C = π × 12 = 37.70 feet approximately.

That means you would need about 37.70 linear feet of edging, plus extra for overlap, cuts, and installation waste. In many field situations, adding 5% to 10% extra material is sensible depending on the product.

Now imagine a round above-ground pool with a radius of 8 feet. The circumference becomes:

C = 2 × π × 8 = 50.27 feet approximately.

If you need a safety marker line, cover trim, or drainage ring around the pool, that 50.27-foot length becomes your base planning number.

Unit conversion reference

One reason a circumference calculator in feet is valuable is that measurements often begin in different units. A manufacturer may list a tank diameter in meters, while a local materials supplier prices trim in feet. Here are the core conversions used by the calculator:

Unit	Equivalent in Feet	Typical Use Case
1 inch	0.083333 feet	Small objects, shop measurements, product specs
1 yard	3 feet	Landscaping fabric, turf, outdoor layouts
1 meter	3.28084 feet	Imported equipment, engineering drawings, scientific references
1 foot	1 foot	Construction, property planning, home improvement

Real-world dimensions and sample circumferences

The table below shows how circumference changes as diameter increases. These values use the standard formula C = πd and are rounded to two decimal places. They are useful as quick benchmarks when checking plans or estimating materials.

Diameter	Circumference in Feet	Circumference in Inches
2 ft	6.28 ft	75.40 in
4 ft	12.57 ft	150.80 in
6 ft	18.85 ft	226.19 in
8 ft	25.13 ft	301.59 in
10 ft	31.42 ft	376.99 in
12 ft	37.70 ft	452.39 in
15 ft	47.12 ft	565.49 in
20 ft	62.83 ft	753.98 in

Accuracy, rounding, and material planning

In geometry, circumference can be expressed with many decimal places. In physical projects, however, precision should match the task. For classroom work, two to four decimal places may be appropriate. For construction layout, fractions of an inch or tenths of a foot may be enough depending on the material. Flexible edging can absorb small deviations, while pre-manufactured rigid parts may require tighter tolerances.

When ordering materials, remember that circumference gives only the theoretical line length. Real installations may require overlap, seam allowance, bend compensation, waste, trimming, or space for connectors. As a result, professionals often use the calculated circumference as a starting point, then add an allowance based on the product and installation method.

Applications in construction and site planning

Round structures appear in more places than many people expect. Utility covers, tanks, towers, columns, circular planters, fire pits, gazebos, and rotundas all rely on circular dimensions. In site work, circumference helps determine boundary length around round objects, trench line estimates, protective barriers, and edge treatments. If a design calls for a circular border or path, the circumference tells you the linear run. If a project also requires area, then circumference should be paired with radius-based area calculations.

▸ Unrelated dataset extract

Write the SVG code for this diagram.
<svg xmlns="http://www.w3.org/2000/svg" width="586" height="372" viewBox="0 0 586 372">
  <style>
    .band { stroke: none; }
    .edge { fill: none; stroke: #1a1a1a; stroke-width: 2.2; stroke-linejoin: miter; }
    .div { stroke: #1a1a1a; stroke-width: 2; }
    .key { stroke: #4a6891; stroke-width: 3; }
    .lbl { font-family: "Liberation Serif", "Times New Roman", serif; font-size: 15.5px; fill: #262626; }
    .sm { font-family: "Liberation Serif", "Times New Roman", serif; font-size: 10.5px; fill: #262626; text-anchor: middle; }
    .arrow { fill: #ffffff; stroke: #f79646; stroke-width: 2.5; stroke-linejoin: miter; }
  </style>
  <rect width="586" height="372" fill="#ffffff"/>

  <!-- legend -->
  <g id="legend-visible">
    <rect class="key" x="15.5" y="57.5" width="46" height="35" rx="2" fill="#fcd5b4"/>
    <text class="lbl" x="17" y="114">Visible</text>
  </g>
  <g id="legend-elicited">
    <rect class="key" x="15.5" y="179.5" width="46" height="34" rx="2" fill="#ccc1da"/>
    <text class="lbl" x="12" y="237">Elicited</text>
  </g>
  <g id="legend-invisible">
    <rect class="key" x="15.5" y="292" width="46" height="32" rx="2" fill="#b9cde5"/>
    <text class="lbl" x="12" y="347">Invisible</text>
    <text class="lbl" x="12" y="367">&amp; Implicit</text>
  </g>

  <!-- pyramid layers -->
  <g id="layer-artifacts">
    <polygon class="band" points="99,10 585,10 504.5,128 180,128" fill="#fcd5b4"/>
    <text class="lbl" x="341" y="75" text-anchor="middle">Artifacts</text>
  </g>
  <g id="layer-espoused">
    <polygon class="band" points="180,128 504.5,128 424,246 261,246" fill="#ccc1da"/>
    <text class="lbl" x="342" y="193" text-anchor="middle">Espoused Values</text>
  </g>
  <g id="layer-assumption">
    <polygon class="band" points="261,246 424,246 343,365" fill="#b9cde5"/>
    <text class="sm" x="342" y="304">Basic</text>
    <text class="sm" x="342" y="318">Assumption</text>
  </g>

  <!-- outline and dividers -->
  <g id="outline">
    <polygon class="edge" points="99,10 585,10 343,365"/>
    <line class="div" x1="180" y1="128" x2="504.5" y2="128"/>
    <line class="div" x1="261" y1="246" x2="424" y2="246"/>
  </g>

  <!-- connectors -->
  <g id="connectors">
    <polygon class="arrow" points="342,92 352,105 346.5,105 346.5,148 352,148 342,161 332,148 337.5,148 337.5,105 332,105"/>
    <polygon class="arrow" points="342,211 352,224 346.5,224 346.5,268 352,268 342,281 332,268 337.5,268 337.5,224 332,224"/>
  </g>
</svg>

For broader building and measurement standards, government resources can be helpful. The National Institute of Standards and Technology provides trusted information about measurement science and standards. For educational geometry references, the NIST Guide for the Use of the International System of Units is an authoritative source on units and conversions. For practical consumer and educational unit conversion information, USA.gov also points users toward official federal resources.

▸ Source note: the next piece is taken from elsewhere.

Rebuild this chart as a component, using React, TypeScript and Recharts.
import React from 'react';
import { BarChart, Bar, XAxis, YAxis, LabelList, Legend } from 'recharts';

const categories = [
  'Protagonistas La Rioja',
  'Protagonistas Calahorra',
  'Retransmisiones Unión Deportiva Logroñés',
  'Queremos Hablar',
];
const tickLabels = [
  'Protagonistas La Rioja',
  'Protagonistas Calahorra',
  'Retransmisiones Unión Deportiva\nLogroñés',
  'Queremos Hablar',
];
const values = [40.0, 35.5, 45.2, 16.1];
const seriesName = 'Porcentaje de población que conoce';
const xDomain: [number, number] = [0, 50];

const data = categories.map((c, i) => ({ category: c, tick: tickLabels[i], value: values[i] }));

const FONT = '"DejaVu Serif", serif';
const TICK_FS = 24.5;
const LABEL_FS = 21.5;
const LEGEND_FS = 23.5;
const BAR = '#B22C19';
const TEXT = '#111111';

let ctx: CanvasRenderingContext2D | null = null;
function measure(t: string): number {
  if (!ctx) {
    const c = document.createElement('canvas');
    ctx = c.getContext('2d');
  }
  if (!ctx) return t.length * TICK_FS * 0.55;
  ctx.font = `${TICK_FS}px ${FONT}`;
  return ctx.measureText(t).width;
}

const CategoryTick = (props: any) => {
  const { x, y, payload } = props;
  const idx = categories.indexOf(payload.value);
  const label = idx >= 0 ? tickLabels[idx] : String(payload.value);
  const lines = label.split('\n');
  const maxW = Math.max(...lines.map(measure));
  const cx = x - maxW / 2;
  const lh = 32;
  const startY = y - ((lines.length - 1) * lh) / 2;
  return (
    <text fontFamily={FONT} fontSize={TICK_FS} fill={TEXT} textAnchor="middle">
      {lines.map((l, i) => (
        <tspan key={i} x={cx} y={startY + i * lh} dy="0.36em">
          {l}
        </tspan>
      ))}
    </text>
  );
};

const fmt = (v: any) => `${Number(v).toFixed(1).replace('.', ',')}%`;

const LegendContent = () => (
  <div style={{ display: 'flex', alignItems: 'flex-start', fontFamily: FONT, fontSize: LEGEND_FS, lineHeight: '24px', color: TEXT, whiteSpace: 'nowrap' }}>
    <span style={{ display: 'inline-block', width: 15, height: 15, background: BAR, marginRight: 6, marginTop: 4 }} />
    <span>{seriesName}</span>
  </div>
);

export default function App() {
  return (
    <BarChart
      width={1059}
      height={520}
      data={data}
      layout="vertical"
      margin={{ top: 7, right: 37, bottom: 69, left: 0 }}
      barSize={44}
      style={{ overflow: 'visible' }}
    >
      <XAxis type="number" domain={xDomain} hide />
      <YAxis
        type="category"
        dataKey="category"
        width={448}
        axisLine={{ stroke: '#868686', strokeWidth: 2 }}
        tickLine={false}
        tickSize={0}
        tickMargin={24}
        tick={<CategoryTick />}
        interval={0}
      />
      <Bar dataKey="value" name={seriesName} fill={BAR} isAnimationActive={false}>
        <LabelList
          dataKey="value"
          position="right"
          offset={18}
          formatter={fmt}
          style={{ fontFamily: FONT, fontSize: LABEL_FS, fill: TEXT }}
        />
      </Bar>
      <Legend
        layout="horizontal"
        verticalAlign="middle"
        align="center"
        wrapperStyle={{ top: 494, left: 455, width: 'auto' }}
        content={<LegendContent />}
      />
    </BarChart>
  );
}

Applications in landscaping and outdoor design

Landscapers frequently use circular layouts for tree rings, planting beds, fountains, gravel pads, and seating areas. In these settings, circumference determines the amount of steel edging, timber border, stone edging, or lighting cable required. If you are planning a circular path around a tree, you may need to start with the desired radius from the trunk and then convert to circumference to estimate materials. Using feet keeps the result aligned with most jobsite measurements and supplier pricing.

Educational value of circumference calculations

For students, a circumference calculator in feet bridges abstract geometry and concrete measurement. Instead of solving circles only on paper, learners can measure real objects and see how mathematical constants produce practical dimensions. This helps reinforce several concepts at once: the meaning of pi, the relationship between diameter and radius, and the role of unit conversions in real problem-solving. Teachers can use familiar examples such as hula hoops, round tables, clocks, or playground circles to demonstrate why circumference matters.

Common mistakes to avoid

• Entering diameter when the formula or calculator expects radius, or vice versa
• Using the wrong unit and forgetting to convert before calculation
• Rounding too early, which can introduce avoidable error in larger projects
• Forgetting to add installation waste or overlap in material estimates
• Measuring across a circle off-center, which produces a value smaller than the true diameter

When circumference alone is not enough

Some projects need more than just perimeter distance. If you are pouring concrete, buying pavers, or covering a circular surface, you likely need area instead of or in addition to circumference. Circumference helps with the edge length. Area helps with the surface coverage. In many professional estimates, both numbers are important. For example, a circular patio project may require area for stone quantity and circumference for edge restraint.

Final takeaway

A circumference calculator in feet is a fast, reliable way to convert circle measurements into practical planning numbers. By selecting either diameter or radius, entering the value in your preferred unit, and calculating instantly, you can avoid formula errors and get a result ready for design, bidding, teaching, or field use. The most important habits are simple: confirm whether you have radius or diameter, use the correct unit, and apply reasonable rounding for your project. With those basics in place, circumference becomes one of the easiest and most useful circle calculations you can make.

This guide is for educational and planning purposes. Always verify final dimensions against project drawings, manufacturer specifications, and local codes where applicable.